- [WHAT IS BEING ASKED]
Print only the lines from the top of the data through the line with "Chart.register(...registerables);", both included, skipping every picture.

------------------------------------------------------------

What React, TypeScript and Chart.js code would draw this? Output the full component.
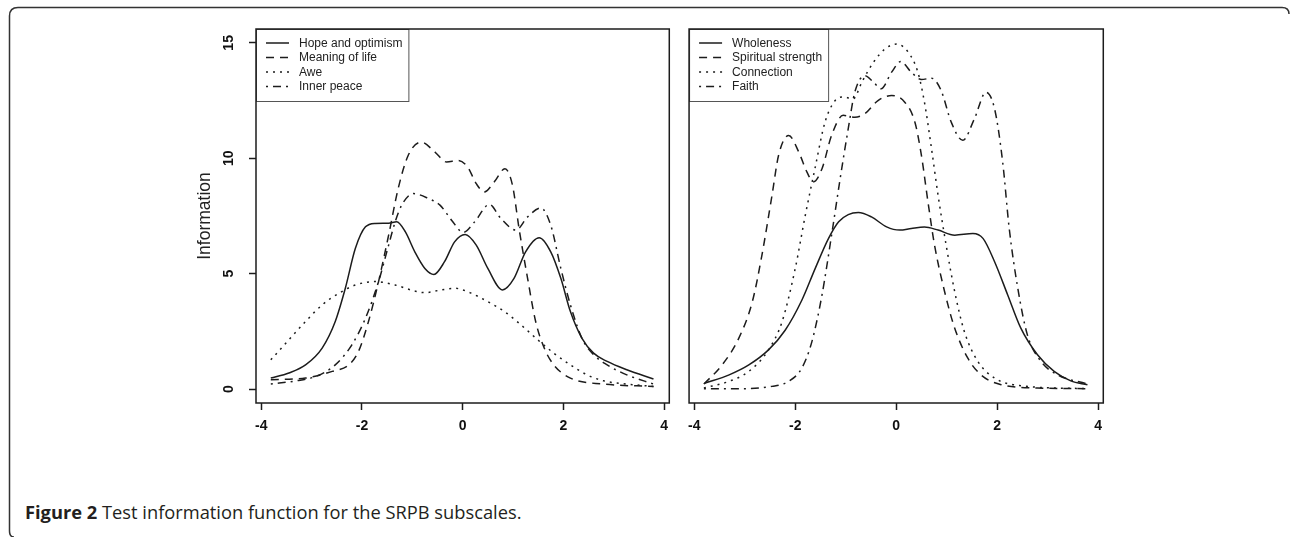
import { useEffect, useRef } from "react";
import { Chart, registerables } from "chart.js";

Chart.register(...registerables);

// ---- axis ticks ----
const xTickValues = [-4, -2, 0, 2, 4];
const yTickValues = [0, 5, 10, 15];
const xMin = -4.104;
const xMax = 4.104;
const yMin = -0.6;
const yMax = 15.6;

// ---- left panel series ----
const hopeLabel = "Hope and optimism";
const hopeX = [-3.81, -3.45, -3.12, -2.79, -2.53, -2.33, -2.13, -1.93, -1.74, -1.47, -1.31, -1.14, -0.95, -0.75, -0.57, -0.36, -0.16, 0.05, 0.27, 0.5, 0.79, 1.02, 1.25, 1.52, 1.75, 1.95, 2.14, 2.37, 2.6, 2.87, 3.26, 3.79];
const hopeY = [0.48, 0.7, 1.05, 1.78, 2.93, 4.37, 6.1, 7.03, 7.18, 7.19, 7.25, 6.82, 5.95, 5.23, 4.97, 5.52, 6.38, 6.7, 6.24, 5.23, 4.3, 4.8, 5.95, 6.56, 5.95, 4.8, 3.36, 2.2, 1.56, 1.2, 0.84, 0.44];

const meaningLabel = "Meaning of life";
const meaningX = [-3.81, -3.12, -2.59, -2.26, -2.07, -1.87, -1.67, -1.47, -1.28, -1.08, -0.82, -0.55, -0.32, -0.09, 0.1, 0.27, 0.43, 0.63, 0.84, 0.99, 1.12, 1.29, 1.45, 1.62, 1.81, 2.14, 2.8, 3.79];
const meaningY = [0.41, 0.48, 0.77, 1.05, 1.63, 2.93, 4.66, 6.67, 8.69, 10.13, 10.7, 10.27, 9.84, 9.91, 9.62, 8.9, 8.54, 8.98, 9.55, 8.83, 6.96, 4.8, 2.93, 1.78, 1.05, 0.48, 0.22, 0.12];

const aweLabel = "Awe";
const aweX = [-3.81, -3.45, -3.12, -2.79, -2.46, -2.13, -1.74, -1.34, -0.95, -0.75, -0.42, -0.16, 0.1, 0.5, 0.83, 1.16, 1.49, 1.81, 2.14, 2.47, 2.8, 3.26, 3.79];
const aweY = [1.27, 2.14, 2.93, 3.65, 4.15, 4.51, 4.66, 4.51, 4.25, 4.18, 4.3, 4.37, 4.22, 3.79, 3.36, 2.78, 2.14, 1.56, 1.05, 0.62, 0.36, 0.22, 0.12];

const peaceLabel = "Inner peace";
const peaceX = [-3.81, -3.31, -2.92, -2.53, -2.2, -1.93, -1.67, -1.47, -1.34, -1.21, -0.98, -0.68, -0.45, -0.22, 0.01, 0.24, 0.53, 0.76, 1.06, 1.29, 1.55, 1.75, 1.95, 2.14, 2.37, 2.6, 2.87, 3.26, 3.79];
const peaceY = [0.22, 0.36, 0.55, 1.05, 1.92, 3.07, 4.66, 6.24, 7.25, 7.97, 8.47, 8.26, 7.97, 7.32, 6.79, 7.25, 8.0, 7.39, 6.89, 7.46, 7.85, 7.1, 5.23, 3.65, 2.2, 1.49, 1.05, 0.62, 0.22];

// ---- right panel series ----
const wholeLabel = "Wholeness";
const wholeX = [-3.81, -3.31, -2.92, -2.53, -2.2, -1.87, -1.61, -1.34, -1.14, -0.95, -0.75, -0.49, -0.19, 0.07, 0.3, 0.56, 0.83, 1.16, 1.52, 1.72, 1.95, 2.21, 2.47, 2.8, 3.13, 3.46, 3.79];
const wholeY = [0.24, 0.62, 1.05, 1.7, 2.55, 3.85, 5.2, 6.53, 7.25, 7.56, 7.65, 7.46, 7.03, 6.89, 6.96, 7.02, 6.89, 6.67, 6.74, 6.53, 5.52, 4.08, 2.64, 1.49, 0.77, 0.36, 0.19];

const strengthLabel = "Spiritual strength";
const strengthX = [-3.81, -3.45, -3.12, -2.85, -2.66, -2.46, -2.33, -2.13, -1.93, -1.77, -1.64, -1.47, -1.28, -1.05, -0.82, -0.62, -0.36, -0.09, 0.17, 0.37, 0.5, 0.63, 0.76, 0.96, 1.16, 1.42, 1.68, 2.08, 2.8, 3.79];
const strengthY = [0.22, 1.05, 2.2, 3.79, 5.81, 8.4, 10.13, 10.99, 10.27, 9.41, 8.98, 9.55, 10.99, 11.86, 11.78, 11.93, 12.5, 12.72, 12.43, 11.57, 10.13, 8.11, 6.24, 4.22, 2.64, 1.34, 0.62, 0.19, 0.05, 0.02];

const connectionLabel = "Connection";
const connectionX = [-3.81, -3.31, -2.92, -2.53, -2.26, -2.0, -1.8, -1.61, -1.41, -1.21, -1.05, -0.85, -0.68, -0.45, -0.22, 0.01, 0.24, 0.43, 0.56, 0.7, 0.83, 0.99, 1.16, 1.35, 1.62, 1.95, 2.47, 3.79];
const connectionY = [0.05, 0.34, 0.77, 1.7, 2.93, 5.23, 7.54, 9.55, 11.57, 12.5, 12.65, 12.58, 13.3, 14.16, 14.74, 14.95, 14.59, 13.73, 12.43, 10.42, 8.4, 6.24, 4.22, 2.5, 1.2, 0.48, 0.15, 0.02];

const faithLabel = "Faith";
const faithX = [-3.81, -3.12, -2.46, -2.13, -1.87, -1.67, -1.47, -1.28, -1.11, -0.95, -0.82, -0.62, -0.45, -0.3, -0.09, 0.09, 0.3, 0.5, 0.7, 0.89, 1.09, 1.32, 1.55, 1.78, 1.95, 2.11, 2.24, 2.41, 2.6, 2.87, 3.2, 3.79];
const faithY = [0.02, 0.02, 0.12, 0.34, 0.91, 2.06, 4.08, 6.67, 9.12, 11.28, 12.86, 13.58, 13.3, 13.01, 13.73, 14.19, 13.73, 13.41, 13.47, 12.94, 11.57, 10.78, 11.71, 12.86, 12.14, 9.84, 6.96, 4.37, 2.35, 1.2, 0.62, 0.22];

// ---- styles ----
const INK = "#1c1c1c";
const SOLID: number[] = [];
const DASHED = [8, 6];
const DOTTED = [2, 5];
const DOTDASH = [2, 5, 8, 5];
const FONT = '"Liberation Sans", Arial, Helvetica, sans-serif';

function series(label: string, xs: number[], ys: number[], dash: number[]) {
  return {
    label,
    data: xs.map((x, i) => ({ x, y: ys[i] })),
    borderColor: INK,
    borderWidth: 1.5,
    borderDash: dash,
    pointRadius: 0,
    fill: false,
    tension: 0.4,
    cubicInterpolationMode: "monotone" as const,
  };
}

const boxAndLegend = {
  id: "boxAndLegend",
  afterDraw(chart: any) {
    const { ctx, chartArea: a } = chart;
    ctx.save();
    ctx.font = `12px ${FONT}`;
    const ds = chart.data.datasets;
    const maxW = Math.max(...ds.map((d: any) => ctx.measureText(d.label).width));
    const w = maxW + 49;
    const h = 72;
    ctx.fillStyle = "#ffffff";
    ctx.fillRect(a.left, a.top, w, h);
    ctx.strokeStyle = "#555555";
    ctx.lineWidth = 1;
    ctx.setLineDash([]);
    ctx.strokeRect(a.left + 0.5, a.top + 0.5, w, h);
    ds.forEach((d: any, i: number) => {
      const y = a.top + 14 + i * 14.5;
      ctx.beginPath();
      ctx.setLineDash(d.borderDash || []);
      ctx.strokeStyle = INK;
      ctx.lineWidth = 1.5;
      ctx.moveTo(a.left + 10, y);
      ctx.lineTo(a.left + 33, y);
      ctx.stroke();
      ctx.setLineDash([]);
      ctx.fillStyle = "#222222";
      ctx.textBaseline = "middle";
      ctx.textAlign = "left";
      ctx.fillText(d.label, a.left + 43, y + 0.5);
    });
    ctx.setLineDash([]);
    ctx.strokeStyle = INK;
    ctx.lineWidth = 1.5;
    ctx.strokeRect(a.left, a.top, a.right - a.left, a.bottom - a.top);
    ctx.restore();
  },
};

function xScale() {
  return {
    type: "linear" as const,
    min: xMin,
    max: xMax,
    afterBuildTicks: (s: any) => {
      s.ticks = xTickValues.map((v) => ({ value: v }));
    },
    afterFit: (s: any) => {
      s.height = 57;
    },
    border: { display: false },
    grid: { display: true, drawOnChartArea: false, drawTicks: true, tickLength: 7, tickWidth: 1.5, tickColor: INK },
    ticks: {
      color: "#111111",
      font: { family: FONT, size: 14, weight: "bold" as const },
      padding: 8,
      maxRotation: 0,
      autoSkip: false,
    },
  };
}

function makeChart(canvas: HTMLCanvasElement, datasets: any[], withYAxis: boolean, padding: any) {
  const yAxis = withYAxis
    ? {
        min: yMin,
        max: yMax,
        afterBuildTicks: (s: any) => {
          s.ticks = yTickValues.map((v) => ({ value: v }));
        },
        afterFit: (s: any) => {
          s.width = 61;
        },
        border: { display: false },
        grid: { display: true, drawOnChartArea: false, drawTicks: true, tickLength: 7, tickWidth: 1.5, tickColor: INK },
        ticks: {
          color: "#111111",
          font: { family: FONT, size: 14, weight: "bold" as const },
          padding: 12,
          minRotation: 90,
          maxRotation: 90,
          crossAlign: "center" as const,
          autoSkip: false,
        },
        title: {
          display: true,
          text: "Information",
          color: "#222222",
          font: { family: FONT, size: 17.5 },
          padding: { top: 0, bottom: 0 },
        },
      }
    : { display: false, min: yMin, max: yMax };

  return new Chart(canvas, {
    type: "line",
    data: { datasets },
    options: {
      responsive: false,
      animation: false,
      events: [],
      layout: { padding },
      scales: { x: xScale(), y: yAxis as any },
      plugins: { legend: { display: false }, tooltip: { enabled: false } },
    },
    plugins: [boxAndLegend],
  });
}

export default function App() {
  const leftRef = useRef<HTMLCanvasElement>(null);
  const rightRef = useRef<HTMLCanvasElement>(null);

  useEffect(() => {
    const left = makeChart(
      leftRef.current!,
      [
        series(hopeLabel, hopeX, hopeY, SOLID),
        series(meaningLabel, meaningX, meaningY, DASHED),
        series(aweLabel, aweX, aweY, DOTTED),
        series(peaceLabel, peaceX, peaceY, DOTDASH),
      ],
      true,
      { left: 15, top: 29, right: 4, bottom: 0 }
    );
    const right = makeChart(
      rightRef.current!,
      [
        series(wholeLabel, wholeX, wholeY, SOLID),
        series(strengthLabel, strengthX, strengthY, DASHED),
        series(connectionLabel, connectionX, connectionY, DOTTED),
        series(faithLabel, faithX, faithY, DOTDASH),
      ],
      false,
      { left: 9, top: 29, right: 5, bottom: 0 }
    );
    return () => {
      left.destroy();
      right.destroy();
    };
  }, []);

  return (
    <div style={{ position: "absolute", left: 0, top: 0, width: 1290, height: 537, background: "#fff", overflow: "hidden" }}>
      <svg width={1290} height={537} style={{ position: "absolute", left: 0, top: 0 }}>
        <path
          d="M 14 537 Q 9.5 537 9.5 531 L 9.5 16 Q 9.5 7.5 18 7.5 L 1282 7.5 Q 1289 7.5 1289 14"
          fill="none"
          stroke="#333"
          strokeWidth={1.5}
        />
      </svg>
      <canvas ref={leftRef} width={496} height={460} style={{ position: "absolute", left: 180, top: 0 }} />
      <canvas ref={rightRef} width={430} height={460} style={{ position: "absolute", left: 680, top: 0 }} />
      <div
        style={{
          position: "absolute",
          left: 25,
          top: 501,
          fontFamily: '"Open Sans", "Noto Sans", sans-serif',
          fontSize: 18.3,
          lineHeight: "22px",
          color: "#231f20",
          whiteSpace: "nowrap",
        }}
      >
        <b>Figure 2</b> Test information function for the SRPB subscales.
      </div>
    </div>
  );
}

------------------------------------------------------------

- [SOLUTION BELOW]
What React, TypeScript and Chart.js code would draw this? Output the full component.
import { useEffect, useRef } from "react";
import { Chart, registerables } from "chart.js";

Chart.register(...registerables);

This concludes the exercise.